[Figure scripts]
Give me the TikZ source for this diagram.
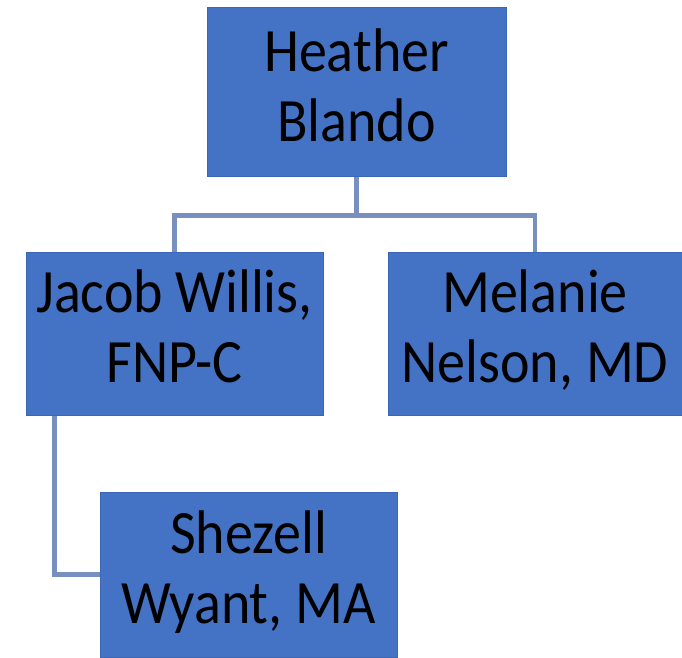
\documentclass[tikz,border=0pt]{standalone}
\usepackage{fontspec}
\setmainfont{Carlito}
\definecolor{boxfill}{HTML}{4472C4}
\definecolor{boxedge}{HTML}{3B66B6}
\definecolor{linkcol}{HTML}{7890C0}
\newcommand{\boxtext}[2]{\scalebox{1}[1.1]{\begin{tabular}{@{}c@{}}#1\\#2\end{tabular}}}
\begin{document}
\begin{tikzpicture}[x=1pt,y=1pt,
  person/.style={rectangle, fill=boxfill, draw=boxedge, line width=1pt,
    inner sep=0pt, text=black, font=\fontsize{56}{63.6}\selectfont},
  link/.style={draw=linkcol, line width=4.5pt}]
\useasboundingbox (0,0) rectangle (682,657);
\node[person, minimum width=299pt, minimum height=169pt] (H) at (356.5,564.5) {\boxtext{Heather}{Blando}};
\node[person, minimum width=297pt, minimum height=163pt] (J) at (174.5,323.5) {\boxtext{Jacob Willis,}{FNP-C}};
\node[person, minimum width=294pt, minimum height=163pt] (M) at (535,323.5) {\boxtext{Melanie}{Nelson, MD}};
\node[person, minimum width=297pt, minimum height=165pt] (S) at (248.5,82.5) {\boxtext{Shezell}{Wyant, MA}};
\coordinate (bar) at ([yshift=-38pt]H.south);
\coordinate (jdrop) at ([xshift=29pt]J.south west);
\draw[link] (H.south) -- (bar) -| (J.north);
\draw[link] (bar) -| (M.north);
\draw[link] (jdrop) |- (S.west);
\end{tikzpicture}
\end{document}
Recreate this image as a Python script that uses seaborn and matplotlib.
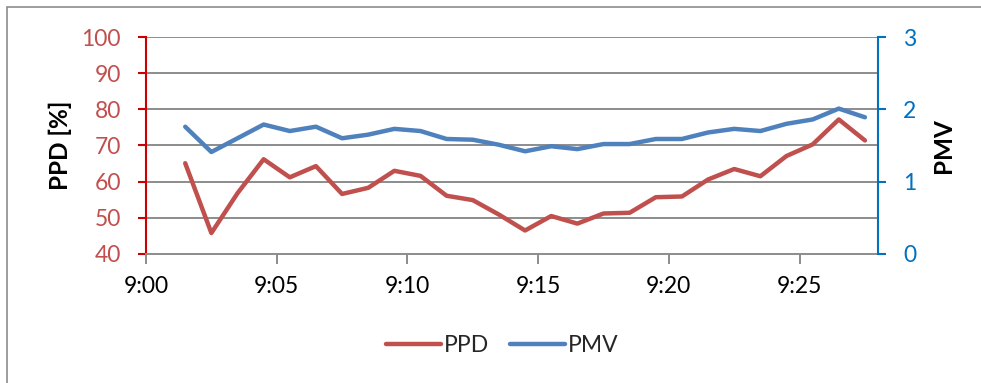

* **Challenge**: Quote the material word for word, dropping any images it holds.

* **Reply**:
Give me the TikZ source for this diagram.
\documentclass[tikz,border=0pt]{standalone}
\usepackage{fontspec}
\setmainfont{Carlito}
\definecolor{boxfill}{HTML}{4472C4}
\definecolor{boxedge}{HTML}{3B66B6}
\definecolor{linkcol}{HTML}{7890C0}
\newcommand{\boxtext}[2]{\scalebox{1}[1.1]{\begin{tabular}{@{}c@{}}#1\\#2\end{tabular}}}
\begin{document}
\begin{tikzpicture}[x=1pt,y=1pt,
  person/.style={rectangle, fill=boxfill, draw=boxedge, line width=1pt,
    inner sep=0pt, text=black, font=\fontsize{56}{63.6}\selectfont},
  link/.style={draw=linkcol, line width=4.5pt}]
\useasboundingbox (0,0) rectangle (682,657);
\node[person, minimum width=299pt, minimum height=169pt] (H) at (356.5,564.5) {\boxtext{Heather}{Blando}};
\node[person, minimum width=297pt, minimum height=163pt] (J) at (174.5,323.5) {\boxtext{Jacob Willis,}{FNP-C}};
\node[person, minimum width=294pt, minimum height=163pt] (M) at (535,323.5) {\boxtext{Melanie}{Nelson, MD}};
\node[person, minimum width=297pt, minimum height=165pt] (S) at (248.5,82.5) {\boxtext{Shezell}{Wyant, MA}};
\coordinate (bar) at ([yshift=-38pt]H.south);
\coordinate (jdrop) at ([xshift=29pt]J.south west);
\draw[link] (H.south) -- (bar) -| (J.north);
\draw[link] (bar) -| (M.north);
\draw[link] (jdrop) |- (S.west);
\end{tikzpicture}
\end{document}
Recreate this image as a Python script that uses seaborn and matplotlib.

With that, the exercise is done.